For testing i've build a sketch for measuring the outside temperature and used the VBA IoT debug program on the PC to make a trend of the temperature. In the plot you can see the temperature curve and two extra signals. This red and bleu lines present an output and an input. The input is connected to the output. The output is switched at a frequency of 5 seconds and the input will follow the output signal (as expected). A thick red and bleu line is now painted on the form, because of a plotter interval of 2 minutes. Also visible are some interruptions; the white gaps in the red and bleu lines. At the position of the white gaps, the connection with the internet is disconnected and connected again (loss detection of the 5Hz block wave).

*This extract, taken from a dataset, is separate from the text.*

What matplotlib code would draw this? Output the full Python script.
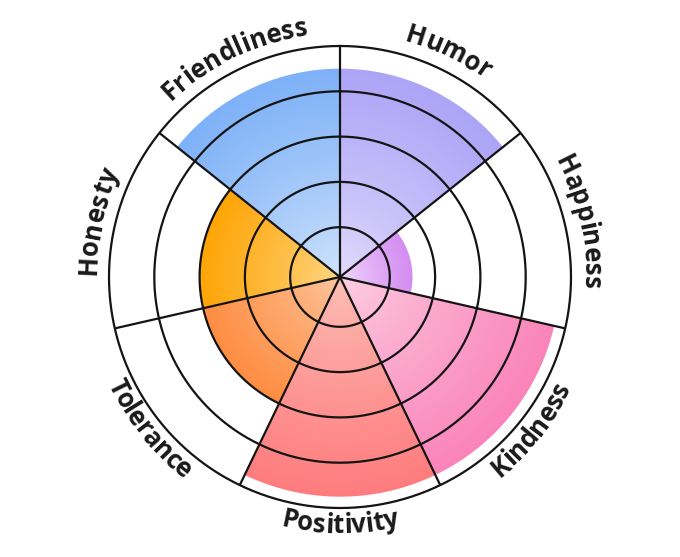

The sketch is now running for several days, no memory leaks, reconnected to internet when there is a connection problem. Altough i find a serial connection more reliable and faster than the Wifi internet, this communication can be used, especially for trending the "slower" analogue proces values on a PC. Remark; the sketch is reliable at all moments, only the connection to the PC/HMI by WiFi internet is less reliable, but still usefull. Ideal for weather station projects or that kind of stuff...

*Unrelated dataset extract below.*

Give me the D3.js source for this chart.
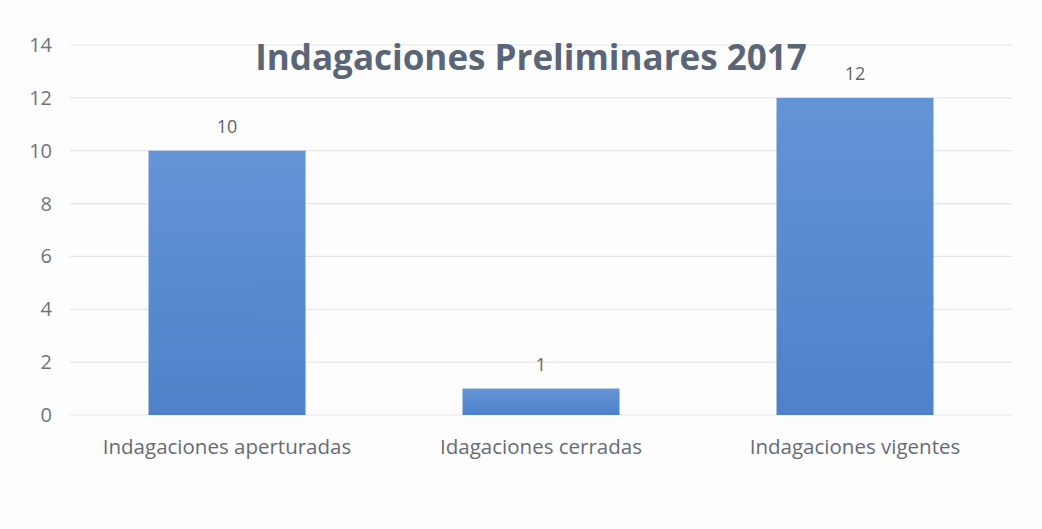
<!DOCTYPE html>
<html>
<head>
<meta charset="utf-8">
<script src="https://cdn.jsdelivr.net/npm/d3@7"></script>
<style>
	body { margin: 0; background: #fdfdfd; }
	svg { display: block; font-family: "Open Sans", "Liberation Sans", sans-serif; }
	.grid line { stroke: #e4e6ea; stroke-width: 1.2; }
	.tick-label { fill: #70747c; font-size: 20px; }
	.cat-label { fill: #676b74; font-size: 20.5px; }
	.value { fill: #5f636b; font-size: 18px; }
	.title { fill: #5a6577; font-size: 35px; font-weight: bold; }
</style>
</head>
<body>
<script>
var categories = ['Indagaciones aperturadas', 'Idagaciones cerradas', 'Indagaciones vigentes'];
var values = [10, 1, 12];
var yTicks = [0, 2, 4, 6, 8, 10, 12, 14];
var title = 'Indagaciones Preliminares 2017';

var width = 1042;
var height = 529;
var plotLeft = 70;
var plotRight = 1012;
var plotTop = 45;
var plotBottom = 415;

var svg = d3.select('body')
	.append('svg')
	.attr('width', width)
	.attr('height', height);

var defs = svg.append('defs');
var grad = defs.append('linearGradient')
	.attr('id', 'barFill')
	.attr('x1', 0).attr('y1', 0)
	.attr('x2', 0).attr('y2', 1);
grad.append('stop').attr('offset', '0%').attr('stop-color', '#6394d6');
grad.append('stop').attr('offset', '100%').attr('stop-color', '#4e81c9');

var xScale = d3.scaleBand()
	.domain(categories)
	.range([plotLeft, plotRight])
	.paddingInner(0.5)
	.paddingOuter(0.25);

var yScale = d3.scaleLinear()
	.domain([0, 14])
	.range([plotBottom, plotTop]);

// gridlines
svg.append('g')
	.attr('class', 'grid')
	.selectAll('line')
	.data(yTicks)
	.enter()
	.append('line')
	.attr('x1', plotLeft)
	.attr('x2', plotRight)
	.attr('y1', function(d) { return yScale(d); })
	.attr('y2', function(d) { return yScale(d); });

// y tick labels
svg.append('g')
	.selectAll('text')
	.data(yTicks)
	.enter()
	.append('text')
	.attr('class', 'tick-label')
	.attr('text-anchor', 'end')
	.attr('x', 52)
	.attr('y', function(d) { return yScale(d); })
	.attr('dy', '0.35em')
	.text(function(d) { return d; });

// bars
svg.append('g')
	.selectAll('rect')
	.data(values)
	.enter()
	.append('rect')
	.attr('x', function(d, i) { return xScale(categories[i]); })
	.attr('y', function(d) { return yScale(d); })
	.attr('width', xScale.bandwidth())
	.attr('height', function(d) { return yScale(0) - yScale(d); })
	.attr('fill', 'url(#barFill)');

// value labels
svg.append('g')
	.selectAll('text')
	.data(values)
	.enter()
	.append('text')
	.attr('class', 'value')
	.attr('text-anchor', 'middle')
	.attr('x', function(d, i) { return xScale(categories[i]) + xScale.bandwidth() / 2; })
	.attr('y', function(d) { return yScale(d) - 18; })
	.text(function(d) { return d; });

// category labels
svg.append('g')
	.selectAll('text')
	.data(categories)
	.enter()
	.append('text')
	.attr('class', 'cat-label')
	.attr('text-anchor', 'middle')
	.attr('x', function(d) { return xScale(d) + xScale.bandwidth() / 2; })
	.attr('y', 454)
	.text(function(d) { return d; });

svg.append('text')
	.attr('class', 'title')
	.attr('text-anchor', 'middle')
	.attr('x', 531)
	.attr('y', 70)
	.text(title);
</script>
</body>
</html>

In the HMI screen you can see the amount of reconnects to the internet
(now 452 times, over a period of almost 7 days (1)). Still a lot of interrupts.
The FSM is now stable. Still in test phase, but very enthousiastic about the ESP8266 on the ESP-07 shield.
I've also programmed an ESP-01 module. When knowing how, everything is easy. What a nice modules.
(1) Remark: the start time of a certain Windows 10 process can be determined by the downloadable ProcesExplorer (procexp64.exe).